Can I negotiate or get better deals through social commerce than through regular e-commerce platforms?
In specific social commerce contexts, better deals are genuinely available. Live shopping events often feature exclusive prices or bundle deals not available through standard retail channels. Group buying through community commerce platforms can unlock lower per-unit prices through collective volume. Creator affiliate links sometimes provide exclusive coupon codes that offer genuine additional discounts. However, social commerce pricing is not universally better than marketplace pricing — and the combination of excitement, urgency, and limited comparison opportunity in social commerce contexts can cause buyers to pay more than they would through careful marketplace comparison shopping. Always verify that a social commerce price is genuinely competitive before treating it as a deal.
How do I manage my children's or teenagers' social commerce purchases safely?
Teenagers are particularly susceptible to social commerce's influence — they are the demographic most deeply immersed in creator content, most responsive to social proof, and least developed in financial deliberation habits.
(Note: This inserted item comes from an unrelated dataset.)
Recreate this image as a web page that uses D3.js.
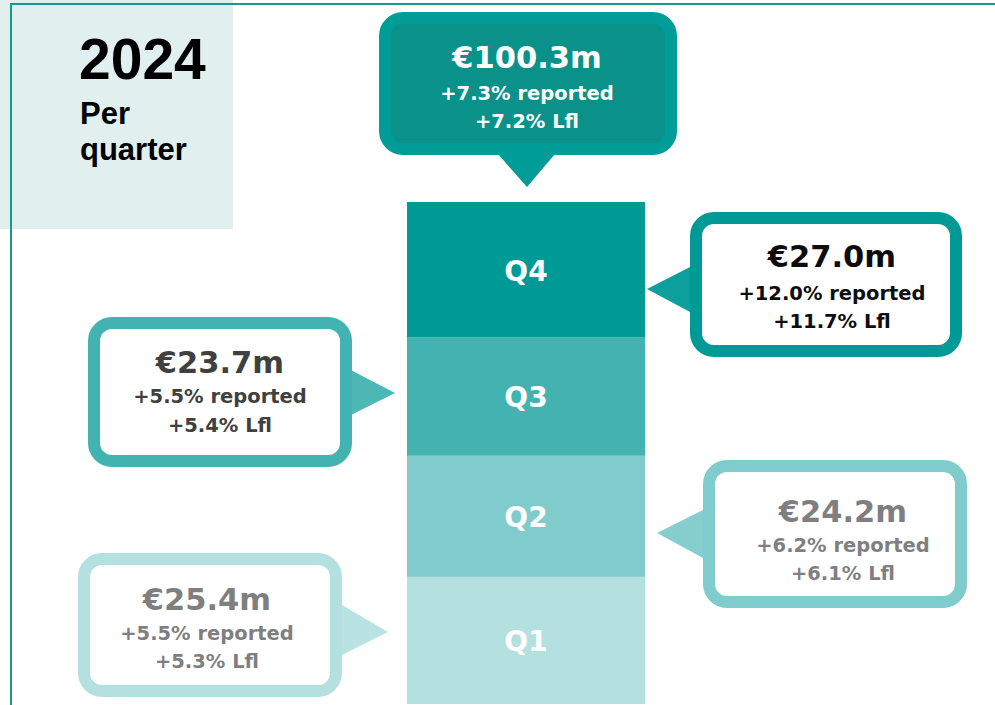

Practical protections for families include: having open conversations about how social commerce works commercially and what influences them to want products they see in content; establishing a monthly personal spending budget within which teenagers manage their own social commerce purchases, learning financial decision-making through experience; requiring that any single purchase above a defined threshold — say ₹500 — involve a brief family discussion before completing; and ensuring that payment methods available to teenagers do not have unlimited access — a prepaid wallet with a set monthly reload provides natural spending limits without requiring per-purchase approval.